Mais côté patrons, joueurs, journalistes, cherchez la femme. Elle est rare. Pour une Chantal Macchabée (RDS) ou une Jessica Rusnak (Team 990), il y a 5, 10, 12, 30 hommes journalistes qui sortent tous leur veston et leur cravate quand vient le temps de monter jusqu'à la galerie de la presse du Centre Bell les soirs de match.

Le journalisme sportif a un petit côté Mad Men.

(En fait, le hockey en général continue d'être très masculin, et je n'ai toujours pas compris pourquoi la marque Chlorox commandite le nettoyage de la glace pendant les parties. Le hockey n'attire pas exactement une foule d'acheteurs de produits pour laver les toilettes.)

Les journalistes qui couvrent le hockey ont aussi leurs rituels. Parfois, on est debout, parfois assis. Parfois, on peut parler, parfois pas. Quand l'entraîneur-chef arrive, on éteint tous nos portables. Quand il repart, on les rallume.

Un matin, après un entraînement, je suis allée papoter quelques minutes avec le gardien de but Carey Price dans le vestiaire des joueurs. Je voulais parler psychologie, aller chercher un message sur la détermination et la persévérance pour les lecteurs, en vue du marathon de Montréal qui arrivait alors à grands pas. Le gardien s'est confié un peu. J'étais contente. Je m'en suis vantée aux collègues: «Personne ne lui parlait, donc je suis allée jaser...»

- Peut-être que c'est parce qu'on n'est pas censé parler au gardien pendant la journée, les jours de match! m'a-t-on répondu en riant.

Une autre fois, j'ai pris la place d'un journaliste radio qui couvre le hockey depuis 200 000 ans. Un matin, je me suis retrouvée toute seule dans le vestiaire à poser des questions à P.K. Subban, ne sachant pas que j'aurais dû être sortie depuis longtemps puisque l'entraîneur Jacques Martin était déjà en plein point de presse. Un peu plus, et j'allais manger à la table des «officiels» des matchs, dans le salon Jacques-Beauchamp, au Centre Bell. Ça me tentait, c'est une des plus agréables, près de la fenêtre, avec vue vers le fleuve.

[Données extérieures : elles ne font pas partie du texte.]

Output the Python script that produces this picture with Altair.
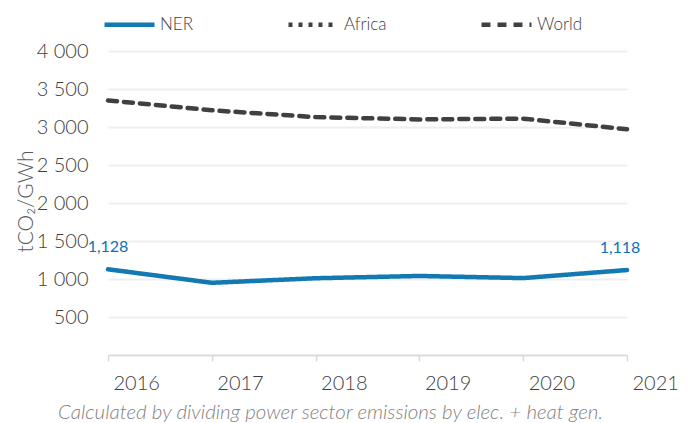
import altair as alt
import pandas as pd

years = [2016, 2017, 2018, 2019, 2020, 2021]
ner = [1128, 950, 1010, 1040, 1012, 1118]
world = [3350, 3220, 3130, 3100, 3110, 2970]
series_names = ["NER", "Africa", "World"]
series_colors = ["#1379b3", "#404040", "#404040"]
series_dash = [[1, 0], [4, 6], [9, 7]]
y_ticks = [0, 500, 1000, 1500, 2000, 2500, 3000, 3500, 4000]
footnote = "Calculated by dividing power sector emissions by elec. + heat gen."

rows = []
for y, v in zip(years, ner):
    rows.append({"year": y, "series": "NER", "value": v})
for y, v in zip(years, world):
    rows.append({"year": y, "series": "World", "value": v})
df = pd.DataFrame(rows)

lab = pd.DataFrame({
    "year": [years[0], years[-1]],
    "value": [ner[0], ner[-1]],
    "label": [f"{ner[0]:,}", f"{ner[-1]:,}"],
})

FONT = "Lato"

x_enc = alt.X("year:O", scale=alt.Scale(type="point", padding=0),
              axis=alt.Axis(title=footnote, labelAngle=0, labelAlign="left", labelOffset=5,
                            labelFontSize=20, labelColor="#404040", labelPadding=12,
                            tickSize=6, tickColor="#d9d9d9", domainColor="#d9d9d9",
                            domainWidth=1.5, tickWidth=1.5, grid=False,
                            titleFontSize=20.5, titleFontStyle="italic", titleColor="#7f7f7f",
                            titleFontWeight=300, titlePadding=9, titleX=222, titleAlign="center",
                            labelFontWeight=300))
y_enc = alt.Y("value:Q", scale=alt.Scale(domain=[0, 4000], nice=False),
              axis=alt.Axis(title="tCO₂/GWh", values=y_ticks,
                            labelExpr="datum.value == 0 ? '' : replace(format(datum.value, ','), ',', ' ')",
                            labelOverlap=False,
                            labelFontSize=20, labelColor="#404040", labelPadding=20, labelFontWeight=300,
                            ticks=False, domain=False, gridColor="#efefef", gridWidth=2,
                            titleFontSize=21, titleColor="#595959", titleFontWeight=300,
                            titleX=-72, titleY=150, titleAlign="center"))

leg = dict(title=None, orient="none", legendX=-6, legendY=-54,
           direction="horizontal", symbolType="stroke",
           symbolSize=2500, symbolStrokeWidth=4.5,
           labelFontSize=17, labelColor="#404040", labelFontWeight=300,
           labelOffset=3, columnPadding=85)

lines = alt.Chart(df).mark_line(strokeWidth=4.5, strokeCap="round").encode(
    x=x_enc,
    y=y_enc,
    color=alt.Color("series:N", scale=alt.Scale(domain=series_names, range=series_colors),
                    legend=alt.Legend(**leg)),
    strokeDash=alt.StrokeDash("series:N", scale=alt.Scale(domain=series_names, range=series_dash),
                              legend=alt.Legend(**leg)),
)

text1 = alt.Chart(lab.iloc[[0]]).mark_text(fontSize=16, color="#0b6fbd", baseline="bottom",
                                           dy=-14, font=FONT).encode(
    x=x_enc, y=y_enc, text="label:N")
text2 = alt.Chart(lab.iloc[[1]]).mark_text(fontSize=16, color="#0b6fbd", baseline="bottom",
                                           dy=-14, dx=-7, font=FONT).encode(
    x=x_enc, y=y_enc, text="label:N")

chart = alt.layer(lines, text1, text2).properties(
    width=519, height=304,
    autosize=alt.AutoSizeParams(type="none"),
    padding={"left": 100, "top": 43, "right": 60, "bottom": 60},
).configure(font=FONT).configure_view(stroke=None)

chart = chart.properties(padding={"left": 100, "top": 43, "right": 60, "bottom": 68})

chart.save("out.html", embed_options={"renderer": "svg", "actions": False})
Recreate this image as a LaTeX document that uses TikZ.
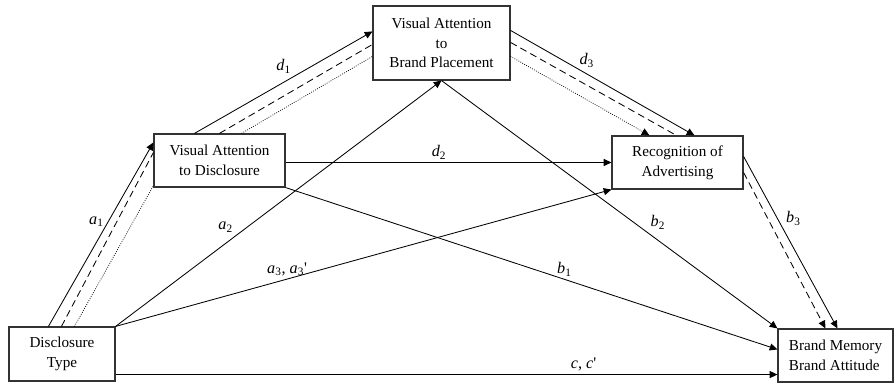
\documentclass[tikz,border=0pt]{standalone}
\usepackage{fontspec}
\setmainfont{Liberation Serif}
\usetikzlibrary{arrows.meta,positioning}

\newcommand{\coef}[2]{\textit{#1}\textsubscript{#2}}

\begin{document}
\begin{tikzpicture}[
      mybox/.style={
         draw=black!80,
         line width=0.8pt,
         align=center,
         inner sep=2pt,
         font=\fontsize{10.8}{14}\selectfont},
      myarrow/.style={-{Triangle[length=5.5pt,width=5pt]},line width=0.6pt},
      mydash/.style={line width=0.6pt,dash pattern=on 5pt off 3pt},
      mydot/.style={line width=0.5pt,dash pattern=on 0.6pt off 1pt},
      lbl/.style={font=\fontsize{11.5}{13}\selectfont,inner sep=2pt}
      ]
      \useasboundingbox (0,0) rectangle (22.4,9.65);

      \node[mybox,minimum width=2.65cm,minimum height=1.35cm] (dt) at (1.55,0.8) {Disclosure\\Type};
      \node[mybox,minimum width=3.275cm,minimum height=1.325cm] (vad) at (5.4875,5.6375) {Visual Attention\\to Disclosure};
      \node[mybox,minimum width=3.425cm,minimum height=1.85cm] (vab) at (11.0375,8.575) {Visual Attention\\to\\Brand Placement};
      \node[mybox,minimum width=3.275cm,minimum height=1.325cm] (rec) at (16.9375,5.5875) {Recognition of\\Advertising};
      \node[mybox,align=left,minimum width=2.875cm,minimum height=1.325cm] (bm) at (20.8875,0.7625) {Brand Memory\\Brand Attitude};

      \coordinate (cs) at ([yshift=0.175cm]dt.south east);

      % disclosure type
      \draw[myarrow] ([xshift=1cm]dt.north west) -- node[lbl,pos=0.57,left=1pt] {\coef{a}{1}} ([yshift=-0.225cm]vad.north west);
      \draw[mydash] ([xshift=1.325cm]dt.north west) -- ([yshift=-0.475cm]vad.north west);
      \draw[mydot] ([xshift=1.65cm]dt.north west) -- ([yshift=0.05cm]vad.south west);
      \draw[myarrow] (dt.north east) -- node[lbl,pos=0.37,above left] {\coef{a}{2}} (vab.south);
      \draw[myarrow] (dt.north east) -- node[lbl,pos=0.346,above] {\coef{a}{3}, \coef{a}{3}\textquotesingle} (rec.south west);
      \draw[myarrow] (cs) -- node[lbl,pos=0.707,above] {\textit{c}, \textit{c}\textquotesingle} (cs -| bm.west);

      % visual attention to disclosure
      \draw[myarrow] ([xshift=1.025cm]vad.north west) -- node[lbl,pos=0.56,above left] {\coef{d}{1}} ([yshift=-0.65cm]vab.north west);
      \draw[mydash] ([xshift=1.65cm]vad.north west) -- ([yshift=-0.975cm]vab.north west);
      \draw[mydot] ([xshift=2.2cm]vad.north west) -- ([yshift=-1.275cm]vab.north west);
      \draw[myarrow] (rec.west -| vad.east) -- node[lbl,pos=0.471,above] {\coef{d}{2}} (rec.west);
      \draw[myarrow] (vad.south east) -- node[lbl,pos=0.567,above] {\coef{b}{1}} ([yshift=-0.525cm]bm.north west);

      % visual attention to brand placement
      \draw[myarrow] ([yshift=-0.625cm]vab.north east) -- node[lbl,pos=0.384,above,xshift=4pt] {\coef{d}{3}} ([xshift=2.075cm]rec.north west);
      \draw[mydash] ([yshift=-0.925cm]vab.north east) -- ([xshift=1.625cm]rec.north west);
      \draw[myarrow,mydot] ([yshift=-1.275cm]vab.north east) -- ([xshift=0.95cm]rec.north west);
      \draw[myarrow] (vab.south) -- node[lbl,pos=0.613,above right] {\coef{b}{2}} (bm.north west);

      % recognition
      \draw[myarrow] ([yshift=-0.525cm]rec.north east) -- node[lbl,pos=0.42,above right] {\coef{b}{3}} ([xshift=1.5cm]bm.north west);
      \draw[myarrow,mydash] ([yshift=-0.925cm]rec.north east) -- ([xshift=1.2cm]bm.north west);

\end{tikzpicture}
\end{document}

Pour être vraiment comme une journaliste de hockey, m'avait expliqué le vice-président aux communications du Canadien, Donald Beauchamp, il faut absolument aller manger dans ce salon. C'est là qu'ils se retrouvent tous avant les matchs et pendant les entractes. On y discute hockey, évidemment -trios, recrues, contrats, statistiques- en mangeant une relativement honnête nourriture de cafétéria. Un curry de poulet, du ragoût de boeuf, des pâtes pas terribles, du riz qui me rappelait le Uncle Ben's de mon enfance. Il y a aussi les légendaires hot-dogs grillés, tout comme un buffet de salades garni de légumes plutôt frais qui, contrairement au brun des murs et du tapis, nous rappelle qu'on est bien en 2011. Et quand j'y ai aperçu Subban, lui aussi cravaté - il ne jouait pas ce soir-là -, il sirotait quelque chose qui ressemblait à une infusion.

Un soir, quand le journaliste et auteur de téléséries Réjean Tremblay est arrivé au milieu de tout ça, dans cette vaste scène évoquant un épisode de Lance et Compte, j'ai pensé à Hitchcock. On aurait dit qu'il apparaissait dans son propre film.